We conclude that the defendant’s statement, in part, did not respond to the detective’s statement. Rather than merely denying his involvement altogether, as might be expected, the defendant responded to Nykorchuck’s statement in an oddly specific manner. That the defendant was so careful in his denial suggests evasion of the detective’s statement. Nevertheless, even if we concluded otherwise, there was no prejudice. The defendant’s only argument that he was prejudiced centers on the admission of the accusation itself. The jury, however, was already well aware that the police, including Nykorchuck, believed that the defendant had just been involved in a drug transaction. The fact that he is “accused” is a condition inherent in his being the defendant in a criminal case, regardless of Nykorchuck’s statement. Accordingly, the defendant’s claim fails.3
Judgment affirmed.
Searle v. Roman Catholic Bishop of Springfield, supra at 497-500, also does not support the defendant’s argument. In Searle, the trial judge ruled that no person of Roman Catholic faith could sit on the jury. The Court held that the judge should have held an inquiry of those jurors as to bias. Here, as we have stated, the judge did hold such an inquiry of juror no. 14.

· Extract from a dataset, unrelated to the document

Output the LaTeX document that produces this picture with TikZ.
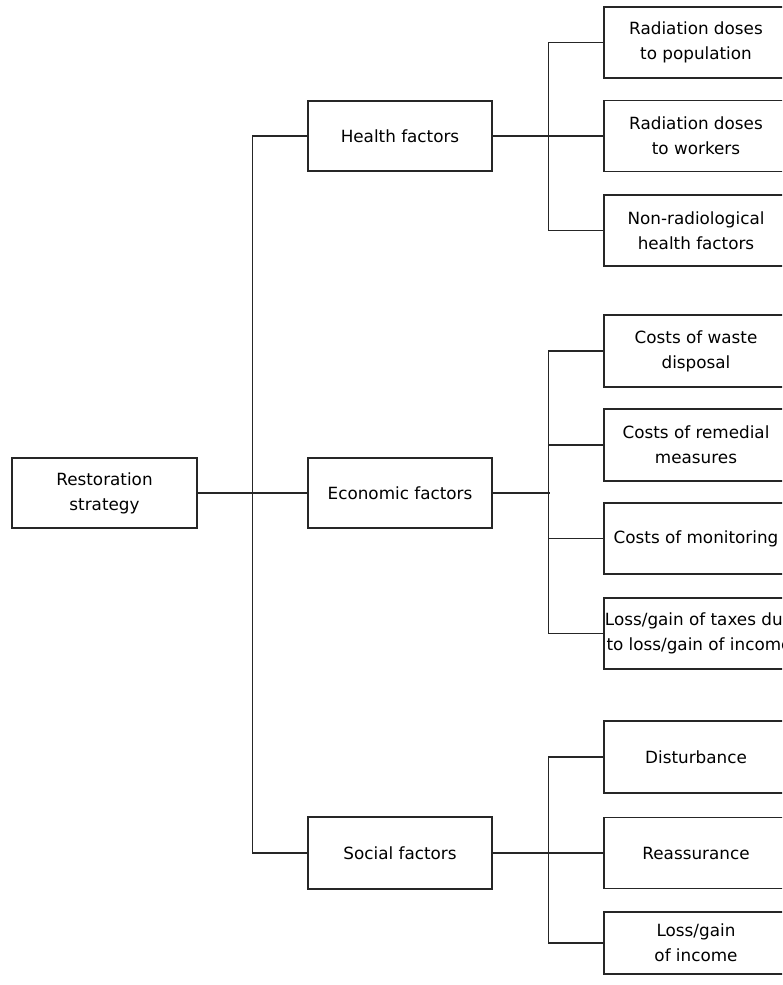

We also reject the defendant’s claim that the judge violated rule 6 of the Rules of Superior Court (2008). That rule is primarily concerned with peremptory challenges. The contested challenge in this matter was not a peremptory challenge but rather one for cause.
We likewise reject the defendant’s contention that the admission of Nykorchuck’s statement violated his right of confrontation because the statement contained opinion evidence based on Nykorchuck’s interaction with an undisclosed informant. The testimony in question did not implicate, or even remotely allude to, the use of informant information.